NOTE: pocketsearch does not have a notion of mandatory and optional fields. When using the .insert method you have to provide values for all fields.

Updating data

When storing schemas, pocketsearch associates each document with a unique numeric id field. (unless you have renamed it to something else ). This id can be retrieved through search:

# Assuming default id field:
pocket_search.search(f1=32)[0].id
1
# Assuming you have renamed it as illustrated in the example above:
pocket_search.search(f1=32)[0].record_id
1

Using the id of a document, you can run updates on a given document by providing the rowid keyword argument to the .update method:

# Updating f1 field to 48:
pocket_search.update(rowid=1, f1=48)

If want to update more fields, simply provide them as keyword arguments:

pocket_search.update(rowid=1, f1=48, f2='updated text')

Insert or update method

The insert_or_update method allows you to either insert a document if it does not already exist or update its existing record in the database. For this to work, the schema must at least define one field where the is_id_field option is set:

# If text.txt does not exist, a new document will be created:
pocket_search.insert_or_update(filename="text.txt",content="A")
# Now, the existing document will be updated with the new content:
pocket_search.insert_or_update(filename="text.txt",content="B")

Deleting data

To delete a document, use:

pocket_search.delete(rowid=1)

If you want to delete the entire index use:

pocket_search.delete_all()

Using legacy tables

Sometimes, we already have an existing sqlite3 table with data that we want to put into a search index. Assume we have a table document defined in a database called “legacy.db”:

CREATE TABLE document (
    id INTEGER PRIMARY KEY AUTOINCREMENT,    
    body TEXT,                       
    title TEXT,
    length float
)
We can now define a schema: 

    class LegacyTableSchema(Schema):

        title = Text(index=True)
        body = Text(index=True)
        length = Real()

In order to add fields “body” and “title” to a search index, we can explicitly provide the “index_name” keyword argument:

with PocketWriter(index_name="document",db_name="legacy.db",schema=self.LegacyTableSchema):
    pass

This will create a search index on top of the document table leaving the legacy table unchanged. Please note, that when we provide an index keyword argument to any other field than a text field, it will be ignored as legacy tables are never changed. Internally PocketSearch will add triggers to the existing database, so whenever something is added, updated or deleted, the search index will be updated too. The fields defined in the schema and fields defined in the legacy table must match, otherwise an exception is raised.

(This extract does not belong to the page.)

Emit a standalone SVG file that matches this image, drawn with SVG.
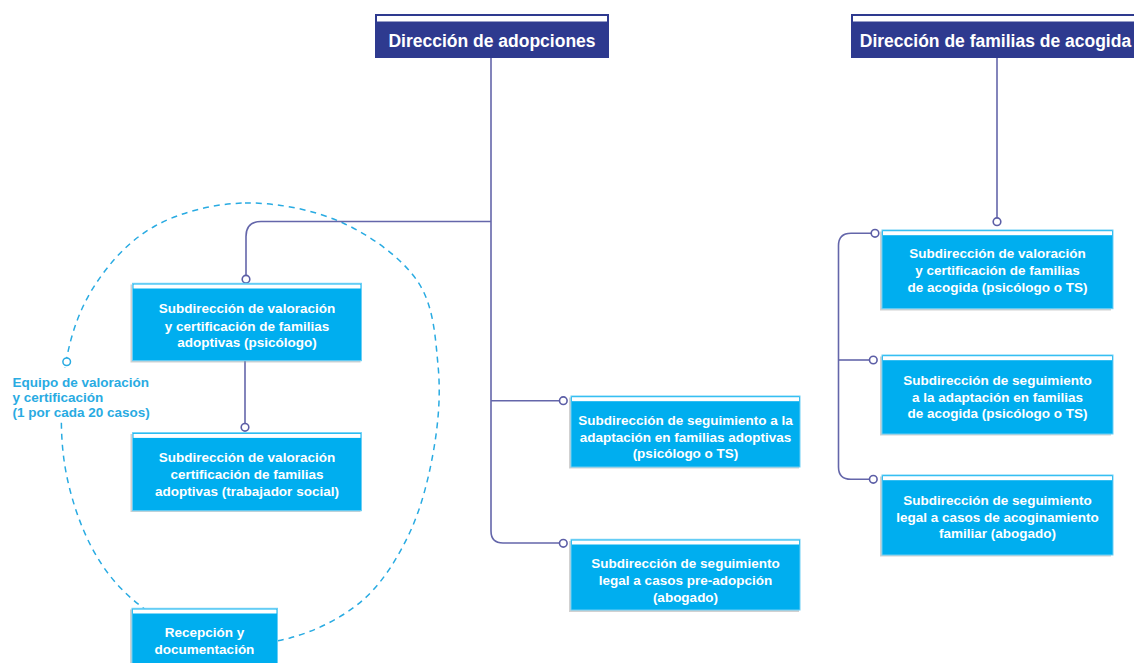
<svg xmlns="http://www.w3.org/2000/svg" width="1134" height="663" viewBox="0 0 1134 663">
<style>
.hdr{fill:#2E3A8F;stroke:#2E3A8F;stroke-width:1}
.hstripe{fill:#fff}
.box{fill:#00AEEF;stroke:#6CCFF5;stroke-width:1}
.stripe{fill:#fff}
.shadow{fill:#9a9a9a;opacity:0.45}
.ht{font-family:"Liberation Sans",Arial,sans-serif;font-weight:bold;font-size:17.5px;fill:#fff;text-anchor:middle}
.bt{font-family:"Liberation Sans",Arial,sans-serif;font-weight:bold;font-size:13.5px;fill:#fff;text-anchor:middle}
.lbl{font-family:"Liberation Sans",Arial,sans-serif;font-weight:bold;font-size:13.5px;fill:#29ABE2}
.conn{fill:none;stroke:#6466AA;stroke-width:1.6}
.dot{fill:#fff;stroke:#5C5EA6;stroke-width:1.6}
.dash{fill:none;stroke:#29ABE2;stroke-width:1.5;stroke-dasharray:6 5}
</style>

<g id="team-ellipse">
<path class="dash" d="M245 203 C276.3 202.5 314.2 209.8 343 223 C371.8 236.2 402.2 258.3 418 282 C433.8 305.7 435.3 337.3 438 365 C440.7 392.7 438.7 420.2 434 448 C429.3 475.8 421.8 506.7 410 532 C398.2 557.3 383 582.3 363 600 C343 617.7 314.7 631.3 290 638 C265.3 644.7 239.7 645.2 215 640 C190.3 634.8 162.5 622.3 142 607 C121.5 591.7 105 572.5 92 548 C79 523.5 68.3 491 64 460 C59.7 429 60.8 391.2 66 362 C71.2 332.8 80.2 307.7 95 285 C109.8 262.3 130 239.7 155 226 C180 212.3 213.7 203.5 245 203 Z"/>
</g>

<g id="connectors">
<path class="conn" d="M491 58 V531 Q491 543 503 543 H560"/>
<path class="conn" d="M491 221.5 H261 Q246 221.5 246 236.5 V275"/>
<path class="conn" d="M491 400.7 H559.5"/>
<path class="conn" d="M245 361 V423.5"/>
<path class="conn" d="M997 58 V218"/>
<path class="conn" d="M871 233.3 H851 Q838.5 233.3 838.5 245.8 V467 Q838.5 479.3 851 479.3 H869.5"/>
<path class="conn" d="M838.5 360 H869.5"/>
<circle class="dot" cx="246" cy="279.2" r="3.8"/>
<circle class="dot" cx="245" cy="427.3" r="3.8"/>
<circle class="dot" cx="563.3" cy="400.7" r="3.8"/>
<circle class="dot" cx="563.3" cy="543.3" r="3.8"/>
<circle class="dot" cx="997" cy="221.7" r="3.8"/>
<circle class="dot" cx="875" cy="233.3" r="3.8"/>
<circle class="dot" cx="873.3" cy="360" r="3.8"/>
<circle class="dot" cx="873.3" cy="479.3" r="3.8"/>
</g>

<g id="equipo-label">
<rect x="6" y="368" width="192" height="54" fill="#fff"/>
<circle cx="66.7" cy="361.7" r="3.8" fill="#fff" stroke="#29ABE2" stroke-width="1.5"/>
<text class="lbl" x="12.5" y="386.7">Equipo de valoración</text>
<text class="lbl" x="12.5" y="401.7">y certificación</text>
<text class="lbl" x="12.5" y="416.7">(1 por cada 20 casos)</text>
</g>

<g id="dir-adopciones">
<rect class="hdr" x="375.5" y="14.5" width="233" height="43"/>
<rect class="hstripe" x="377" y="16" width="230" height="5.5"/>
<text class="ht" x="492" y="46.7">Dirección de adopciones</text>
</g>

<g id="dir-acogida">
<rect class="hdr" x="851.5" y="14.5" width="290" height="43"/>
<rect class="hstripe" x="853" y="16" width="287" height="5.5"/>
<text class="ht" x="995.5" y="46.7">Dirección de familias de acogida</text>
</g>

<g id="sub-valoracion-psicologo">
<rect class="shadow" x="130.5" y="284.5" width="230" height="78"/>
<rect class="box" x="132.5" y="283.3" width="229" height="77.4"/>
<rect class="stripe" x="133.5" y="284.5" width="227" height="4"/>
<text class="bt" x="247" y="313.3">Subdirección de valoración</text>
<text class="bt" x="247" y="330.6">y certificación de familias</text>
<text class="bt" x="247" y="347.3">adoptivas (psicólogo)</text>
</g>

<g id="sub-valoracion-ts">
<rect class="shadow" x="130.5" y="434" width="230" height="78"/>
<rect class="box" x="132.5" y="432.7" width="229" height="78"/>
<rect class="stripe" x="133.5" y="433.9" width="227" height="4"/>
<text class="bt" x="247" y="461.7">Subdirección de valoración</text>
<text class="bt" x="247" y="479">certificación de familias</text>
<text class="bt" x="247" y="496">adoptivas (trabajador social)</text>
</g>

<g id="sub-seguimiento-adaptacion">
<rect class="shadow" x="569" y="397.5" width="230" height="71"/>
<rect class="box" x="571" y="396" width="229" height="71"/>
<rect class="stripe" x="572" y="397.2" width="227" height="4"/>
<text class="bt" x="685.5" y="425">Subdirección de seguimiento a la</text>
<text class="bt" x="685.5" y="441.7">adaptación en familias adoptivas</text>
<text class="bt" x="685.5" y="458.3">(psicólogo o TS)</text>
</g>

<g id="sub-seguimiento-legal">
<rect class="shadow" x="569" y="541" width="230" height="71"/>
<rect class="box" x="571" y="539.3" width="229" height="70.7"/>
<rect class="stripe" x="572" y="540.5" width="227" height="4"/>
<text class="bt" x="685.5" y="568.3">Subdirección de seguimiento</text>
<text class="bt" x="685.5" y="585">legal a casos pre-adopción</text>
<text class="bt" x="685.5" y="601.7">(abogado)</text>
</g>

<g id="acog-valoracion">
<rect class="shadow" x="880" y="231.5" width="231" height="79"/>
<rect class="box" x="882" y="230" width="231" height="78.7"/>
<rect class="stripe" x="883" y="231.2" width="229" height="4"/>
<text class="bt" x="997.5" y="258.3">Subdirección de valoración</text>
<text class="bt" x="997.5" y="275">y certificación de familias</text>
<text class="bt" x="997.5" y="291.7">de acogida (psicólogo o TS)</text>
</g>

<g id="acog-seguimiento">
<rect class="shadow" x="880" y="356.5" width="231" height="79"/>
<rect class="box" x="882" y="355" width="231" height="79"/>
<rect class="stripe" x="883" y="356.2" width="229" height="4"/>
<text class="bt" x="997.5" y="385">Subdirección de seguimiento</text>
<text class="bt" x="997.5" y="401.7">a la adaptación en familias</text>
<text class="bt" x="997.5" y="418.3">de acogida (psicólogo o TS)</text>
</g>

<g id="acog-legal">
<rect class="shadow" x="880" y="476.5" width="231" height="80"/>
<rect class="box" x="882" y="475" width="231" height="80"/>
<rect class="stripe" x="883" y="476.2" width="229" height="4"/>
<text class="bt" x="997.5" y="505">Subdirección de seguimiento</text>
<text class="bt" x="997.5" y="521.7">legal a casos de acoginamiento</text>
<text class="bt" x="997.5" y="538.3">familiar (abogado)</text>
</g>

<g id="recepcion">
<rect class="shadow" x="130" y="609.5" width="146" height="60"/>
<rect class="box" x="132" y="608.3" width="145.5" height="60"/>
<rect class="stripe" x="133" y="609.5" width="143.5" height="4"/>
<text class="bt" x="204.5" y="637.3">Recepción y</text>
<text class="bt" x="204.5" y="654">documentación</text>
</g>
</svg>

NOTE: The PocketWriter class will automatically populate the search index with all documents found in the legacy table, so the first execution may take some time depending on the size of the table.

Schema migrations

PocketSearch does not provide means to update an existing schema, thus adding or removing fields. Having said that, you can
migrate contents if the structure of a schema changes.

Assume we have following schema that already contains data:

class Article(Schema):
    body=Text(index=True)

We now update the definition and add a title field:

class Article(Schema):
    title=Text(index=True)
    body=Text(index=True)

Using the index_name option, we copy the contents from the old index table to the new index table:

with PocketReader(index_name="document",db_name="legacy.db",schema=self.Article) as reader:
    # Copy all data from the "document" index to a new "document_v2" index:
    with PocketWriter(index_name="document_v2",db_name="legacy.db",schema=self.Article) as writer:
        for article in reader.search():
            writer.insert(title='some default',body=article.body)

NOTE: Currently there is no way to remove the old index through the library. You have to delete the associated tables directly in the database.